§ DATA EXTRACT:
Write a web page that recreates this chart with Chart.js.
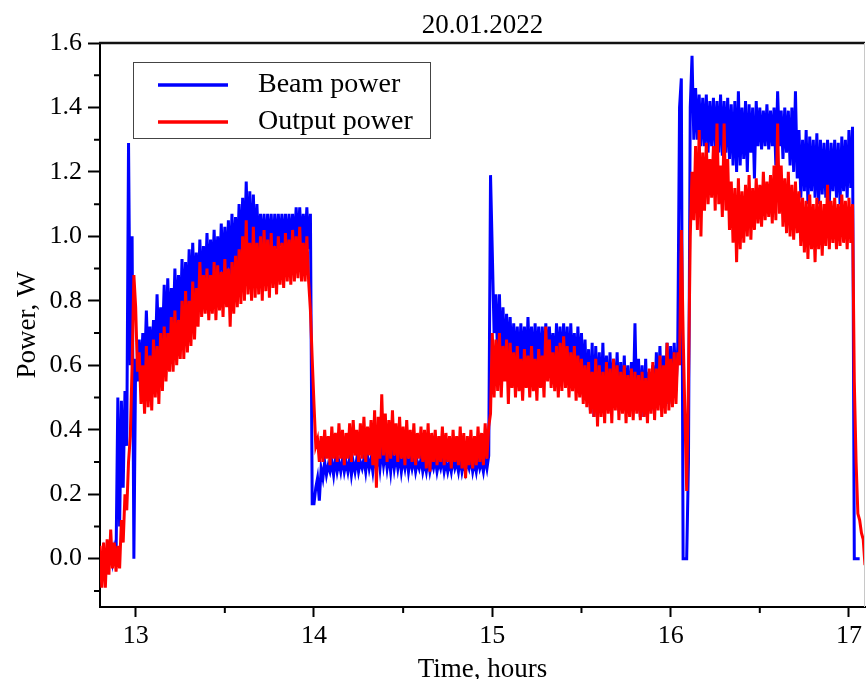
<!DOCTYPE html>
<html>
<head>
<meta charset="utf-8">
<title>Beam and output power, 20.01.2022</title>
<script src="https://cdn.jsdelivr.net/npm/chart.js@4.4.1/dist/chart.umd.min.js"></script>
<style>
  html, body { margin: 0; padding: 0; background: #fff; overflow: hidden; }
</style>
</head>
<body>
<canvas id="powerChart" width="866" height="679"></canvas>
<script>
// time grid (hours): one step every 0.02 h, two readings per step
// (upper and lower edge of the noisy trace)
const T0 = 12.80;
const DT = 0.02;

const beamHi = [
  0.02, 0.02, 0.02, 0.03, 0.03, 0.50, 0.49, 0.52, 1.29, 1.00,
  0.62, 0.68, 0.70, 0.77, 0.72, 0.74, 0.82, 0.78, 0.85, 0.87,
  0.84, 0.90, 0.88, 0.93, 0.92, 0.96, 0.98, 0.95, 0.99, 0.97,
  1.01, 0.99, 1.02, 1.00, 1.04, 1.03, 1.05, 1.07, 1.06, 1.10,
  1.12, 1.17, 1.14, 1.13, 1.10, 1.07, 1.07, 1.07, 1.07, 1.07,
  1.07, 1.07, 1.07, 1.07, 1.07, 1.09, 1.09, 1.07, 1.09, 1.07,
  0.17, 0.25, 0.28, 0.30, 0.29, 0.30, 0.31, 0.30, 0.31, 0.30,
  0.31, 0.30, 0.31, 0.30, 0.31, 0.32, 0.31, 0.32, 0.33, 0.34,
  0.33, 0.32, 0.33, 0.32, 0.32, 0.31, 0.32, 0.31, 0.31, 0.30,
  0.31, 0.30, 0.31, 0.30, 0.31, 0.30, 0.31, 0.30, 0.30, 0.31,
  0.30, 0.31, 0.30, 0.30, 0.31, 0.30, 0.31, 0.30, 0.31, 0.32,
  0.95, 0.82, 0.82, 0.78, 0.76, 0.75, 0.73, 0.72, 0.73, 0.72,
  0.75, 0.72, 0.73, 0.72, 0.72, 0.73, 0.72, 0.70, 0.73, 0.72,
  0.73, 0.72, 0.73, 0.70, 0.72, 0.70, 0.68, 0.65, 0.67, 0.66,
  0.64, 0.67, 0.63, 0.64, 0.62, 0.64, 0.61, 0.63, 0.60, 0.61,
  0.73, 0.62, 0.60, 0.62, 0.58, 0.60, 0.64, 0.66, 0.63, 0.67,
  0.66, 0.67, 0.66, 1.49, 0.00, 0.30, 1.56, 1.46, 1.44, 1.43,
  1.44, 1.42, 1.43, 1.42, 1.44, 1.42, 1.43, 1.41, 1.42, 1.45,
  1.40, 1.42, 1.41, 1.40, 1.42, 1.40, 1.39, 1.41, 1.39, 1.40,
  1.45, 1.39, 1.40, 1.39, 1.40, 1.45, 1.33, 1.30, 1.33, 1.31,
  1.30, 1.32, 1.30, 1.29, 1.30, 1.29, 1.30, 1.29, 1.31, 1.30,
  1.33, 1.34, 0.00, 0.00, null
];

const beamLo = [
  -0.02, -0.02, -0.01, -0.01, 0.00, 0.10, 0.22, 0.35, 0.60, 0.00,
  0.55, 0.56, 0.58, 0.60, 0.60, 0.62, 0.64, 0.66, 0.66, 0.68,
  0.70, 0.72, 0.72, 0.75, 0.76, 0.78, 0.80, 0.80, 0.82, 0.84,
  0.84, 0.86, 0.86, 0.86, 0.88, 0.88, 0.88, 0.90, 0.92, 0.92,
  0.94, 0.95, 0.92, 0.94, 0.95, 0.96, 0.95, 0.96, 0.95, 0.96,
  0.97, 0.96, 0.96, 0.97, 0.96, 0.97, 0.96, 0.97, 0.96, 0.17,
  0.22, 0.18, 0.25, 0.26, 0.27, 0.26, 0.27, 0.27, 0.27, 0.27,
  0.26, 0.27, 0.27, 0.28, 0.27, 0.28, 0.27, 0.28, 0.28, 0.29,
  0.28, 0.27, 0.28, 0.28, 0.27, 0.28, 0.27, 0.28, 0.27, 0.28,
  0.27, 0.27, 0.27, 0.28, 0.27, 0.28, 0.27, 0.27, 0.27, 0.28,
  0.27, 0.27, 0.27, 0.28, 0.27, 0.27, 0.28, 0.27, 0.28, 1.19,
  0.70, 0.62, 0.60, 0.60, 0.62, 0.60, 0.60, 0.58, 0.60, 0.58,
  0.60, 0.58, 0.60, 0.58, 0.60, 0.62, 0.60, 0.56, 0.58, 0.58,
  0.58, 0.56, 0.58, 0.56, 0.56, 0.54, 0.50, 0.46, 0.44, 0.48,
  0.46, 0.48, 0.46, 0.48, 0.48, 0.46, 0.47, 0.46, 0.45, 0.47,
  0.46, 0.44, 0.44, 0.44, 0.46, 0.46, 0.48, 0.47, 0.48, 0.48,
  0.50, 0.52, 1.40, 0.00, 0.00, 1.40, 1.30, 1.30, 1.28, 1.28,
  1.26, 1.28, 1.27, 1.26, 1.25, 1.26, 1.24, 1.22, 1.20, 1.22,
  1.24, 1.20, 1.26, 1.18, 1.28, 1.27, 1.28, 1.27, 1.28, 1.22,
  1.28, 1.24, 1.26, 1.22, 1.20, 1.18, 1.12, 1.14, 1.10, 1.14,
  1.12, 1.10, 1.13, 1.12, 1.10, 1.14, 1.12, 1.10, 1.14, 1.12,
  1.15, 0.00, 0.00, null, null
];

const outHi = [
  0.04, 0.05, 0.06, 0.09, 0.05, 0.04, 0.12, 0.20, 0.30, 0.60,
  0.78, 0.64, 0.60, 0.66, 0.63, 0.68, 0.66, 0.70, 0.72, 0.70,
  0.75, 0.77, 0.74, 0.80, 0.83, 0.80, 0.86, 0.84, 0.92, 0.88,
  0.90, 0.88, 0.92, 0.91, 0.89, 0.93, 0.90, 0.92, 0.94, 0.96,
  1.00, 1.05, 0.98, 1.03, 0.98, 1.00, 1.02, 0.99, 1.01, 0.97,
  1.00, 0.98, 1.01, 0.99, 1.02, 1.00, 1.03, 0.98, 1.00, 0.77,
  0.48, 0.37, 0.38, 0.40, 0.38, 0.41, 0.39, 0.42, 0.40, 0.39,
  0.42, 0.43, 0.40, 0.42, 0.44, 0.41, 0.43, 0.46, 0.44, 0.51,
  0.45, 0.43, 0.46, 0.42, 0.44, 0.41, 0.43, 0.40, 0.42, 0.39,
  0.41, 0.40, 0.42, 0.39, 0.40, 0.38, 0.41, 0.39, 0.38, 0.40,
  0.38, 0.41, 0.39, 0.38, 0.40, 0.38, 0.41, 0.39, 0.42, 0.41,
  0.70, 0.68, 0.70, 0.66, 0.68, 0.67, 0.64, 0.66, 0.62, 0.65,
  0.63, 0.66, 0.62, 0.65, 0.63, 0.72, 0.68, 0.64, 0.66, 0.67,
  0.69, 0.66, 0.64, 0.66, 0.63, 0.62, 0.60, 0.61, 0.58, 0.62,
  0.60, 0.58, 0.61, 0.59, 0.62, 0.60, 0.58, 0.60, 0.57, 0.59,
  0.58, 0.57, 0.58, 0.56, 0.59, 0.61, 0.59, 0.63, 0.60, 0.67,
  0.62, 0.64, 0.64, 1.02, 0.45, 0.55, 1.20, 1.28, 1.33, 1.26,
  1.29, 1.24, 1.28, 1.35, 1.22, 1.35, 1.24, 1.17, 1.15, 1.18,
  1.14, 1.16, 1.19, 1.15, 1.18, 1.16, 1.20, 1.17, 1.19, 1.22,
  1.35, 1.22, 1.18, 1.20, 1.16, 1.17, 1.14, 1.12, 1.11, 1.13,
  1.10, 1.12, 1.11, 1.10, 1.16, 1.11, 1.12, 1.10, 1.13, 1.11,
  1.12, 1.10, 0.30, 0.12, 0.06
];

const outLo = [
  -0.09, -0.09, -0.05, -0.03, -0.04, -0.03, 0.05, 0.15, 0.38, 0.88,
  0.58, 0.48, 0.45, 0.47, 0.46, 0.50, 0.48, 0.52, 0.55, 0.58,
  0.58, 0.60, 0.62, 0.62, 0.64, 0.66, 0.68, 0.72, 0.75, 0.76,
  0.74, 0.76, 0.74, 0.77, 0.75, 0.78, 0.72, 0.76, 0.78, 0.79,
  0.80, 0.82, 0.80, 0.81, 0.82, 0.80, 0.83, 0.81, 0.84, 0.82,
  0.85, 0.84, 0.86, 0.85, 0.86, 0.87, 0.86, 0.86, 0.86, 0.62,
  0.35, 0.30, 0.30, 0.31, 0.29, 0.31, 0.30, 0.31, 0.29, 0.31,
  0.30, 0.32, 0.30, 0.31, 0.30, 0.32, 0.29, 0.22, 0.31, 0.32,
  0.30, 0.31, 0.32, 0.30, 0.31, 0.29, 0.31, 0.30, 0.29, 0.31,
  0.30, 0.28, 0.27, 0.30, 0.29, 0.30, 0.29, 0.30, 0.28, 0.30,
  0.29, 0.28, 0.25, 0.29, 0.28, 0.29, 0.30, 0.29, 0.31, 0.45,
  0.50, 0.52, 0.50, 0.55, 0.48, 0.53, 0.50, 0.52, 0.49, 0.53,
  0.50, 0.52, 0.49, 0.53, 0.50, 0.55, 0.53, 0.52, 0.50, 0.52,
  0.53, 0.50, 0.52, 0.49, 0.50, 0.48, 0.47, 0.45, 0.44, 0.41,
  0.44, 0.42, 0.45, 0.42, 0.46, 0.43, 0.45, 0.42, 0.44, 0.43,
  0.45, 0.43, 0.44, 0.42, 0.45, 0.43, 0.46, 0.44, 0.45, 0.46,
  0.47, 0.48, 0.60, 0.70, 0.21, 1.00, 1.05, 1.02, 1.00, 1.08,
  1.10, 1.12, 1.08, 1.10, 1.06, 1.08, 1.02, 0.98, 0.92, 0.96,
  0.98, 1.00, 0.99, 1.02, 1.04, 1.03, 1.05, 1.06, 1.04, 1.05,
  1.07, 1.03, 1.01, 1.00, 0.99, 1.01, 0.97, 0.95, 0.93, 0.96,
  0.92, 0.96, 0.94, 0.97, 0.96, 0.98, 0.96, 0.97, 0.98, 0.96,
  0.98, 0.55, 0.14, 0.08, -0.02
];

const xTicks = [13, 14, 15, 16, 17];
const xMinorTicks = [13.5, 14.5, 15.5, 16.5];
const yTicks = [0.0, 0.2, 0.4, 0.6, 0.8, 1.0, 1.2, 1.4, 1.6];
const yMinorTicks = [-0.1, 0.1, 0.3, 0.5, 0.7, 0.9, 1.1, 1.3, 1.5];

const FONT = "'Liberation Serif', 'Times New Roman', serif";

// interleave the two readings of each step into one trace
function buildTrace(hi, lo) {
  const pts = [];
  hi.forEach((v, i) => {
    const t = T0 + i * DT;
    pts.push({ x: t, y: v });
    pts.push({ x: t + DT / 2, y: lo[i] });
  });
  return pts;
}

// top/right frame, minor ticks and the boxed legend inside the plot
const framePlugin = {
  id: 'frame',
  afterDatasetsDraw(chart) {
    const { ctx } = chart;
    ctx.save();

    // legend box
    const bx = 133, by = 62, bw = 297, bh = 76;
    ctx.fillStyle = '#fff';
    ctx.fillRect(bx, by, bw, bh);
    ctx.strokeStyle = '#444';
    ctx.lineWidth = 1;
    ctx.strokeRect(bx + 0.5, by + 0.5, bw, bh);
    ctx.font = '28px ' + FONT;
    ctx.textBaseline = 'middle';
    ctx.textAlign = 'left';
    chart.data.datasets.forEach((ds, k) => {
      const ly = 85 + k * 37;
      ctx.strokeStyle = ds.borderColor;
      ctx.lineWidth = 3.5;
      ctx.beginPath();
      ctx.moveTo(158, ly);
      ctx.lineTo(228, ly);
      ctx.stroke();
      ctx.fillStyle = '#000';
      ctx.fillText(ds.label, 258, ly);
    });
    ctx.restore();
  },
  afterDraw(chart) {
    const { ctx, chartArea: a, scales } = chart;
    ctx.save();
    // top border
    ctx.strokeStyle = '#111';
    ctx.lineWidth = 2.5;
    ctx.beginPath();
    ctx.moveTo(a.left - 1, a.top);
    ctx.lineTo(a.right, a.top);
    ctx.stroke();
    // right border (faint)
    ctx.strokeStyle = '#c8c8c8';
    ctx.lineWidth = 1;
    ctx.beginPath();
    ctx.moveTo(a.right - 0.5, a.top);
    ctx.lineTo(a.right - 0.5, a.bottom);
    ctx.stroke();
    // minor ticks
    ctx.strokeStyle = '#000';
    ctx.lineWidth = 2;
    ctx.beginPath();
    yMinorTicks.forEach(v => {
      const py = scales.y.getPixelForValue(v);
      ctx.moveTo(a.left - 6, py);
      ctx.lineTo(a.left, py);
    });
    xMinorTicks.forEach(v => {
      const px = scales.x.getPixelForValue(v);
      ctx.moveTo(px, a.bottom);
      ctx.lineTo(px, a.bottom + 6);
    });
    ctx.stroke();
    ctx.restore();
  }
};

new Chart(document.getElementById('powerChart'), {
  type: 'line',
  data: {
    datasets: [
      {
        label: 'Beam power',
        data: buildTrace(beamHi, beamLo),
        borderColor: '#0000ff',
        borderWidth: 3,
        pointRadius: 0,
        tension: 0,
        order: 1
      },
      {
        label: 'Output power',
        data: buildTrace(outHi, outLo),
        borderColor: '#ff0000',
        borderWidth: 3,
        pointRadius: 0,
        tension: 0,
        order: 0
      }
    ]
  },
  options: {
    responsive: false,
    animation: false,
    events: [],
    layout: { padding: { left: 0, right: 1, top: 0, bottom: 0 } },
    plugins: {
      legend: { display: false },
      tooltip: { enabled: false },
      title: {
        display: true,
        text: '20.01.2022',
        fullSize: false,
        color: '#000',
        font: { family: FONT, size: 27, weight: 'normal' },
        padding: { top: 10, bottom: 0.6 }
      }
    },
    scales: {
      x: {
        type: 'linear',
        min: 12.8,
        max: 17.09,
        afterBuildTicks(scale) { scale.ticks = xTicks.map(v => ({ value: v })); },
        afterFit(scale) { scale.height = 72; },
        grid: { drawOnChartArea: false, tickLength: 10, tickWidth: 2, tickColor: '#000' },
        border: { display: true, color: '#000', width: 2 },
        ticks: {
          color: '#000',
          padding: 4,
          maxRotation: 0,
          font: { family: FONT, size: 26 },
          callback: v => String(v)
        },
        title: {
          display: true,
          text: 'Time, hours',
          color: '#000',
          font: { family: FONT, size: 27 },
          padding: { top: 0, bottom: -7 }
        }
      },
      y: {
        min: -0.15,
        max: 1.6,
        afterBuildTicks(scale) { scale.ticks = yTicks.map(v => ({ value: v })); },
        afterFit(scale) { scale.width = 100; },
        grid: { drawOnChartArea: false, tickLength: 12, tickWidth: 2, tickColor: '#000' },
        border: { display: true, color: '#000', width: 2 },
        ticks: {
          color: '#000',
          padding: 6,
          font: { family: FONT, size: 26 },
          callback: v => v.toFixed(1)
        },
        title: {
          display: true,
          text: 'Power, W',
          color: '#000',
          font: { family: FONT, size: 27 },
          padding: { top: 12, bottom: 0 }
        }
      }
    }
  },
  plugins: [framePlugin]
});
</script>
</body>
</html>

§ DIRECTION: Return only the lines from the start of the data through the line that contains "const DT = 0.02;", please, copying them exactly and omitting all pictures.

§ TASK RESPONSE:
Write a web page that recreates this chart with Chart.js.
<!DOCTYPE html>
<html>
<head>
<meta charset="utf-8">
<title>Beam and output power, 20.01.2022</title>
<script src="https://cdn.jsdelivr.net/npm/chart.js@4.4.1/dist/chart.umd.min.js"></script>
<style>
  html, body { margin: 0; padding: 0; background: #fff; overflow: hidden; }
</style>
</head>
<body>
<canvas id="powerChart" width="866" height="679"></canvas>
<script>
// time grid (hours): one step every 0.02 h, two readings per step
// (upper and lower edge of the noisy trace)
const T0 = 12.80;
const DT = 0.02;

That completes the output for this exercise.